YouTube: Meet the New Boss

One of my projects over the past few months has been working with the Internet and Interactive Entertainment research team at Jefferies & Co. on in-depth industry research.  The latest report I helped write was on YouTube, and if you are in the content business, especially involved with a Multi-Channel Network (MCN) or thinking about investing in one, I would recommend a close read as it relates to MCN viability in building higher margin businesses.

One of my stock lines about the digital media industry in the aughts has been: media companies should have acted more like ad networks, and ad networks should have acted more like media companies. The short version of this is that both types of companies are in the business of aggregating audience attention against which they sell advertising. (I have a long version with “the math” if anyone wants to hear it.) To compete in a world where digital platforms claim outlandish reach figures, media companies needed a larger audience to sell to traditional brand advertisers (and video too, of course).
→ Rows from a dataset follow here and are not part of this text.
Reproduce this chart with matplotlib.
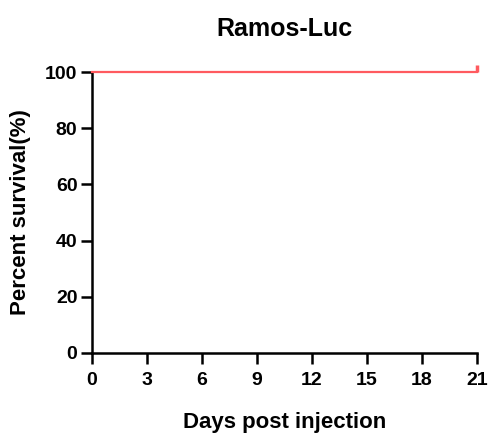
import matplotlib
matplotlib.use("Agg")
import matplotlib.pyplot as plt

days = [0, 21]
survival = [100, 100]
censor_days = [21]
censor_surv = [100]
x_ticks = [0, 3, 6, 9, 12, 15, 18, 21]
y_ticks = [0, 20, 40, 60, 80, 100]

plt.rcParams['font.family'] = ['Liberation Sans', 'DejaVu Sans']
plt.rcParams['font.weight'] = 'bold'

fig = plt.figure(figsize=(4.88, 4.4), dpi=100)
ax = fig.add_axes([0.1885, 0.198, 0.7885, 0.638])

ax.step(days, survival, where='post', color='#ff5a5f', linewidth=1.6, clip_on=False, zorder=3)
# censor tick at the end of the curve
ax.plot(censor_days, censor_surv, linestyle='none', marker=2, markersize=5,
        markeredgewidth=2.5, color='#ff5a5f', clip_on=False, zorder=3)

ax.set_xlim(0, 21)
ax.set_ylim(0, 100)
ax.set_xticks(x_ticks)
ax.set_yticks(y_ticks)

for side in ['top', 'right']:
    ax.spines[side].set_visible(False)
for side in ['left', 'bottom']:
    ax.spines[side].set_linewidth(1.8)

ax.tick_params(axis='both', direction='out', length=8, width=1.8, labelsize=14)
ax.tick_params(axis='x', pad=5.5)
ax.tick_params(axis='y', pad=2.5)
for lbl in ax.get_xticklabels() + ax.get_yticklabels():
    lbl.set_fontweight('bold')

ax.set_title('Ramos-Luc', fontsize=18, fontweight='bold', pad=26)
ax.set_xlabel('Days post injection', fontsize=16, fontweight='bold', labelpad=17)
ax.set_ylabel('Percent survival(%)', fontsize=16, fontweight='bold', labelpad=10)

fig.savefig('out.png', dpi=100)
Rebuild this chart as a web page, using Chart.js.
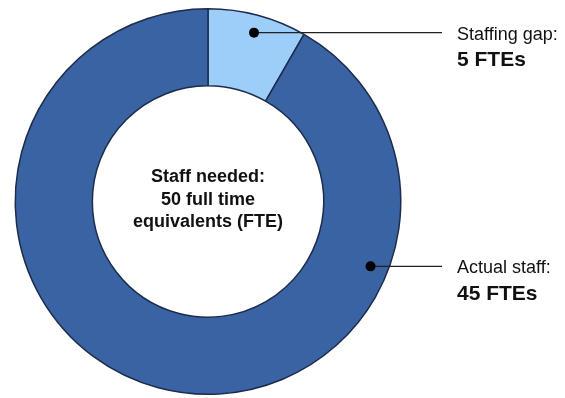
<!DOCTYPE html>
<html>
<head>
<meta charset="utf-8">
<script src="https://cdn.jsdelivr.net/npm/chart.js@4"></script>
<style>
  html, body { margin: 0; padding: 0; background: #ffffff; }
  #wrap { width: 565px; height: 398px; position: relative; }
</style>
</head>
<body>
<div id="wrap"><canvas id="staffChart"></canvas></div>
<script>
// ---- data ----
// slice sizes as drawn in the picture (gap wedge spans ~30 degrees)
const categories = ['Staffing gap', 'Actual staff'];
const fteValues = [4.15, 45.85];
const labelTitles = ['Staffing gap:', 'Actual staff:'];
const labelValues = ['5 FTEs', '45 FTEs'];
const centerLines = ['Staff needed:', '50 full time', 'equivalents (FTE)'];

const sliceColors = ['#9dcdf9', '#3a63a4'];
const edgeColor = '#1c2c4a';

// where along each slice the callout dot sits (0 = start, 1 = end)
const dotAlong = [0.51, 0.248];

// callout lines + labels on the right, text in the hole
const calloutPlugin = {
    id: 'callouts',
    afterDatasetsDraw(chart) {
        const ctx = chart.ctx;
        const arcs = chart.getDatasetMeta(0).data;
        const textX = 457;
        const lineEnd = 442;

        arcs.forEach((arc, i) => {
            const p = arc.getProps(['x', 'y', 'startAngle', 'endAngle', 'innerRadius', 'outerRadius'], true);
            const a = p.startAngle + (p.endAngle - p.startAngle) * dotAlong[i];
            const r = p.innerRadius + (p.outerRadius - p.innerRadius) * 0.77;
            const dx = p.x + Math.cos(a) * r;
            const dy = p.y + Math.sin(a) * r;

            ctx.save();
            ctx.strokeStyle = '#222222';
            ctx.lineWidth = 1.3;
            ctx.beginPath();
            ctx.moveTo(dx, dy);
            ctx.lineTo(lineEnd, dy);
            ctx.stroke();

            ctx.fillStyle = '#000000';
            ctx.beginPath();
            ctx.arc(dx, dy, 5, 0, Math.PI * 2);
            ctx.fill();

            ctx.fillStyle = '#111111';
            ctx.textAlign = 'left';
            ctx.textBaseline = 'middle';
            ctx.font = '18px "Liberation Sans", Arial, sans-serif';
            ctx.fillText(labelTitles[i], textX, dy + 2);
            ctx.font = 'bold 21px "Liberation Sans", Arial, sans-serif';
            ctx.fillText(labelValues[i], textX, dy + 28);
            ctx.restore();
        });

        // center text
        const c = arcs[0];
        ctx.save();
        ctx.fillStyle = '#111111';
        ctx.textAlign = 'center';
        ctx.textBaseline = 'middle';
        ctx.font = 'bold 18px "Liberation Sans", Arial, sans-serif';
        centerLines.forEach((t, k) => {
            ctx.fillText(t, c.x, c.y - 24 + k * 22.5);
        });
        ctx.restore();
    }
};

new Chart(document.getElementById('staffChart'), {
    type: 'doughnut',
    data: {
        labels: categories,
        datasets: [{
            data: fteValues,
            backgroundColor: sliceColors,
            borderColor: edgeColor,
            borderWidth: 1.5,
            borderAlign: 'center'
        }]
    },
    options: {
        responsive: true,
        maintainAspectRatio: false,
        animation: false,
        cutout: '60%',
        layout: {
            padding: { left: 14, right: 163, top: 8, bottom: 3 }
        },
        plugins: {
            legend: { display: false },
            tooltip: { enabled: false }
        }
    },
    plugins: [calloutPlugin]
});
</script>
</body>
</html>
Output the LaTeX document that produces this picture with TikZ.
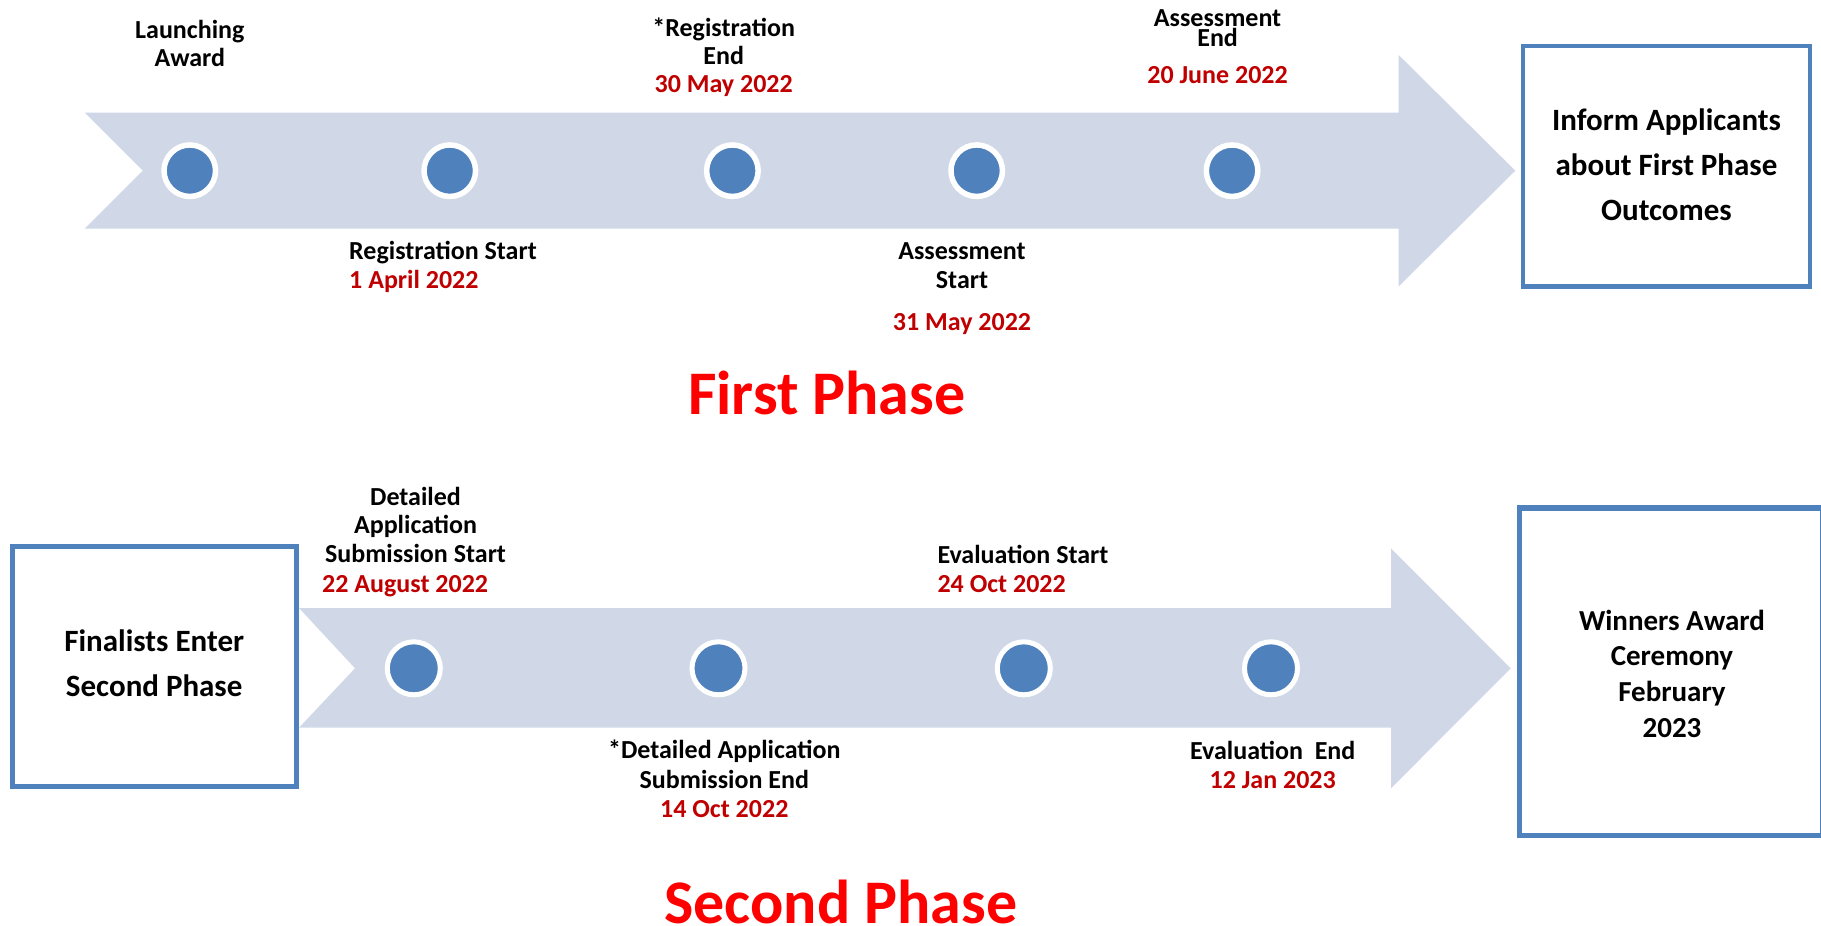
\documentclass[tikz,border=0pt]{standalone}
\usepackage{fontspec}
\setmainfont{Carlito}
\definecolor{arrowfill}{HTML}{D0D8E8}
\definecolor{dotblue}{HTML}{4F81BD}
\definecolor{boxblue}{HTML}{4F81BD}
\definecolor{datered}{HTML}{C00000}
\definecolor{titlered}{HTML}{FF0000}
\tikzset{
  dotA/.style={circle, fill=dotblue, draw=white, line width=5.5pt, minimum size=51.5pt, inner sep=0pt},
  dotB/.style={circle, fill=dotblue, draw=white, line width=5pt, minimum size=53pt, inner sep=0pt},
  lbl/.style={inner sep=0pt, anchor=base, align=center, font=\bfseries\fontsize{26}{28.6}\selectfont},
  lbll/.style={inner sep=0pt, anchor=base west, align=left, font=\bfseries\fontsize{26}{28.6}\selectfont},
  date/.style={text=datered},
  phasetitle/.style={inner sep=0pt, anchor=base, text=titlered, font=\bfseries\fontsize{62}{70}\selectfont},
  infobox/.style={draw=boxblue, line width=4.8pt, fill=white, inner sep=0pt},
  boxtext/.style={inner sep=0pt, anchor=base, align=center},
  arrowshape/.style={fill=arrowfill, draw=none}
}
\begin{document}
\begin{tikzpicture}[x=1pt, y=-1pt]
\useasboundingbox (0,0) rectangle (1821,926);
% ---------- first phase arrow ----------
\path[arrowshape] (84.7,112.7) -- (1398.7,112.7) -- (1398.7,55) -- (1515.3,170.7) -- (1398.7,286.3) -- (1398.7,228.7) -- (84.7,228.7) -- (142.8,170.7) -- cycle;
\node[dotA] (a1) at (189.8,170.7) {};
\node[dotA] (a2) at (449.8,170.7) {};
\node[dotA] (a3) at (732.4,170.7) {};
\node[dotA] (a4) at (976.7,170.7) {};
\node[dotA] (a5) at (1232.1,170.7) {};
% labels (anchor base = baseline of the last line)
\node[lbl, font=\bfseries\fontsize{26}{28.3}\selectfont] (launch) at (189.8,66.7) {Launching\\Award};
\node[lbl, font=\bfseries\fontsize{26}{28}\selectfont] (regend) at (723.7,92.7) {*Registration\\End\\\textcolor{datered}{30 May 2022}};
\node[lbll] (regstart) at (349,288.5) {Registration Start\\\textcolor{datered}{1 April 2022}};
\node[lbl] (assstart) at (962,288.5) {Assessment\\Start};
\node[lbl, date] (assstartdate) at (962,330) {31 May 2022};
\node[lbl, font=\bfseries\fontsize{26}{20}\selectfont] (assend) at (1217.6,46.7) {Assessment\\End};
\node[lbl, date] (assenddate) at (1217.6,83.4) {20 June 2022};
% box
\node[infobox, minimum width=287pt, minimum height=240.5pt] (inform) at (1666.5,166.3) {};
\node[boxtext, font=\bfseries\fontsize{31}{45}\selectfont] (informtext) at (1666.5,220) {Inform Applicants\\about First Phase\\Outcomes};
\node[phasetitle] (phase1) at (826.7,414) {First Phase};
% ---------- second phase arrow ----------
\path[arrowshape] (299,608) -- (1391,608) -- (1391,548.3) -- (1510.7,668.3) -- (1391,788.3) -- (1391,727.7) -- (299,727.7) -- (355,668.3) -- cycle;
\node[dotB] (b1) at (413.8,668.3) {};
\node[dotB] (b2) at (718.5,668.3) {};
\node[dotB] (b3) at (1023.8,668.3) {};
\node[dotB] (b4) at (1271,668.3) {};
\node[infobox, line width=5pt, minimum width=284pt, minimum height=240.5pt] (finalists) at (154.5,666.3) {};
\node[boxtext, font=\bfseries\fontsize{31}{45}\selectfont] (finaliststext) at (154.2,696.7) {Finalists Enter\\Second Phase};
\node[infobox, line width=5.5pt, minimum width=303.5pt, minimum height=327.5pt] (winners) at (1671.3,671.8) {};
\node[boxtext, font=\bfseries\fontsize{29}{35.6}\selectfont] (winnerstext) at (1672,737) {Winners Award\\Ceremony\\February\\2023};
% labels
\node[lbl, font=\bfseries\fontsize{26}{28.8}\selectfont] (detstart) at (415.5,562.6) {Detailed\\Application\\Submission Start};
\node[lbll, date] (detstartdate) at (322,592.7) {22 August 2022};
\node[lbl, font=\bfseries\fontsize{26}{29.7}\selectfont] (detend) at (724.3,817.8) {*Detailed Application\\Submission End\\\textcolor{datered}{14 Oct 2022}};
\node[lbll, font=\bfseries\fontsize{26}{29.3}\selectfont] (evalstart) at (937.3,592.7) {Evaluation Start\\\textcolor{datered}{24 Oct 2022}};
\node[lbl, font=\bfseries\fontsize{26}{29}\selectfont] (evalend) at (1272.7,788.4) {Evaluation\ \ End\\\textcolor{datered}{12 Jan 2023}};
\node[phasetitle] (phase2) at (840.8,923.5) {Second Phase};
\end{tikzpicture}
\end{document}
At the same time, ad networks which usually had large reach needed greater control over content to sell to brand advertisers so as to boost pricing, margin, and prevent being squeezed out by programmatic as the world shifted in response to practically infinite inventory.

So following this strategy, media companies would use their valuable brand umbrella to sell media that wasn’t their own (like an ad network), managing margin and inventory risk against their own content creation. And ad networks would invest in owning content and building audience to manage inventory risk and drive CPM and margin upwards. Both parties could use whatever programmatic stuff they wanted, but in the high CPM brand/video world this would be more likely private exchange selling than it was buying inventory on shitty public exchanges or audience through nefarious development engines.  I unsuccessfully pushed for building audience tools and owning content when I was still at Rhythm while watching the rise of the MCNs with more than a little interest. With the benefit of time spent not looking for some way to win (or survive), I’m pretty sure that the path from network to media company is difficult to impossible.

MCNs are not unlike online video ad networks themselves, but represent one evolutionary step toward a media company due to its talent relationships. An MCN will put together sales contracts to represent individual content creators. An MCN will provide technology support, usually in the form of marketing and analytics to drive audience. And maybe an MCN will bring content creators in as employees or fund and produce the content under its auspices. Their very existence owes somewhat to rules YouTube put in place for ad networks selling against content creator inventory in the first place. As a result, MCNs hold a closer relationship to the talent than a premium ad network does (see also Tremor, Yume, etc.) while aggregating similar volume and generating a similar gross margin to an ad network due to the “YouTube Tax” of roughly 45%.

The argument that MCNs can grow their margin completely rests on them acting more like media companies and finding higher CPM, higher margin distribution for their talent relationships. I love this idea because I wanted to do it, but now I’m hard pressed to think of any network over the years that has made that transition and also seen a significant exit. There are too many pressures in low-end, programmatic, ad tech, and there is too much competition in traditional media.  Sometimes strategic ideas just don’t make sense given a time window, capital requirements, and return requirements. That Disney would pay $950 million for Maker to accelerate something they could have done themselves still baffles me. Disney could have had access to the same talent pipeline with a little work, and at some point the venture capital financing engine will get tired of funding MCN losses resulting in lower acquisition values.

There’s definitely a business for content creators on YouTube, although I think increasingly it means handing over monetization to YouTube and trusting in their sales team. In terms of the MCNs, the only company making a lot of money on YouTube is YouTube, and the smartest media company, in my opinion, has been Dreamworks who has made small, targeted investments in YouTube with a specific audience and content personality.  I do keep discussing the idea of building YouTube without YouTube with those in the industry, but my fear is that we’d end up doing what YouTube has done: replace one media gatekeeper with another… meet the new boss, same as the old boss. It’s what Jonathan Zittrain, Woody Allen, and CBS have been trying to tell for so long.